Builder: Mat, Stephanie and Brian Chibbaro
Year Built: 2002
Current Owner: The Hylands
Module Type/Size: NTrak 4' x 2'
Additional Features: Deep scenery
by Mat Chibbaro (with a little help from Brian and Stephanie!)
What the heck is Bikini Bottom you ask? You must be out of the elementary/middle school loop then. It is the setting of the popular kid’s show Spongebob Squarepants. Yes, the show is as freaky as it sounds. I have recreated the undersea world of a talking sponge (Spongebob), a starfish (Patrick), a squid (Squidward), and even a squirrel (Sandy) wearing a space suit. I have often wondered what possessed the creator of this show when he came up with the idea.
In any case, I thought this would be eye-catching module. It’s debut at the Damascus Library showed I had achieved the desired effect. Bikini Bottom was the last thing any spectator expected to see under someone’s module. Anything to interest young potential modelers is a good thing.
I started construction of this with a plywood box similar in size and concept with my Furlow Canyon module. However, I used thinner, higher quality Baltic birch plywood. I cut out unnecessary sections so it would be possible for one person to carry. The legs are made of ½” EMT, and are held in place with eye bolts in triangular pockets. These are similar to the ones I have been making to sell, however they are of course shorter, and extend farther into the module.
Four stacked layers of 2” foam form the undersea walls. After shaping in a semi-circle, I painted this the bright blue, green, and yellow seen in the TV show. The water surface is made of a rippled piece of acrylic, which I bought from a plastics supply house (for a pretty penny I might add).
The 3 standard Ntrak lines pass over my section of ocean on a piece of ¼” plywood. HO bridge parts form the 3 section bridge (a composite of two trusses in the center, flanked by single, full length girders on either side). I made the truss sections removable. They stow in a cardboard tube in the rear of the scenery for transport. Bridge piers are painted pine, with separate sections above & below the acrylic water.

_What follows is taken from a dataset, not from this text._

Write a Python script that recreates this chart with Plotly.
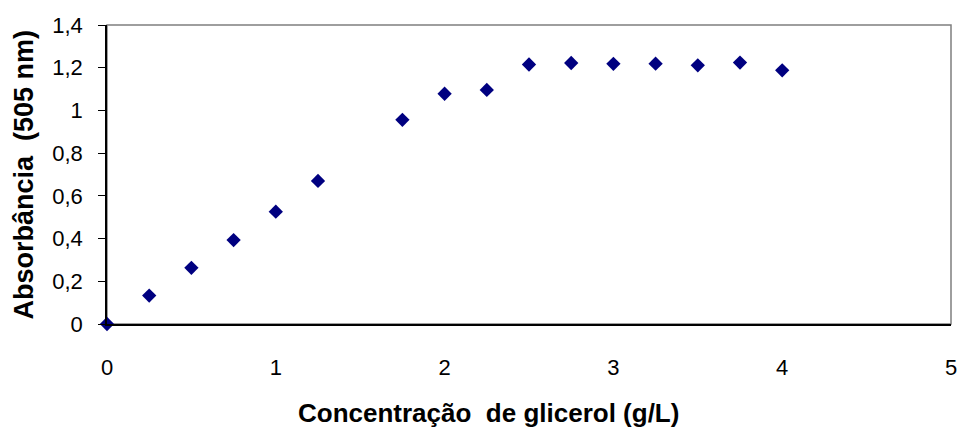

The scenery above the water and to the rear of the tracks is a removable section made of 2 stacked layers of 2” foam. It is mostly a beach with actual sand glued on and some trees in the rear. Since this is not the focal point of the scene, I kept it simple. This section can be lifted out and carried separately. I have made a cradle to carry this, as well as another liftout section for a standard 4’ module, eight legs and two backboards. This cradle has 2 wheels and is rolled handtruck-style.
The icing on the cake here was the ocean bottom. Brian made Squidward’s house (a polynesian idol), and Stephanie made Spongebob’s house (a pineapple) out of a lightweight clay called Model Magic. The construction of these two unorthodox structures was the hardest part of this module. Knowing that I don’t have the talent of my two children, I chose to make the easy house, which is the rock that Patrick lives under. We glued these down to the ocean bottom, along with more real beach sand. Finally, we fastened down commercially purchased Spongbob and Patrick characters.
One coming attraction will be Spongebob sound effects. I have surgically extracted the sound machine out of a different Spongbob I bought. Now I need to figure out how to mount it and activate it from the rear.
This module was truly a family affair. That is why the tag for the module will credit “The Chibbaro Family”. Little did the member who coined the term “Semper Gumby” realize to what extent we would gumby our modules, huh? And to those of you who have compared me to Chester and his fantasy scenes, I am flattered.
A final note: Are you wondering what other liftout section the cradle is built for? Look for Brian’s graduation from the pipsqueek division to his first Ntrak module in the future. I’ll keep you in suspense on the theme of that, but it’s more reality than fantasy.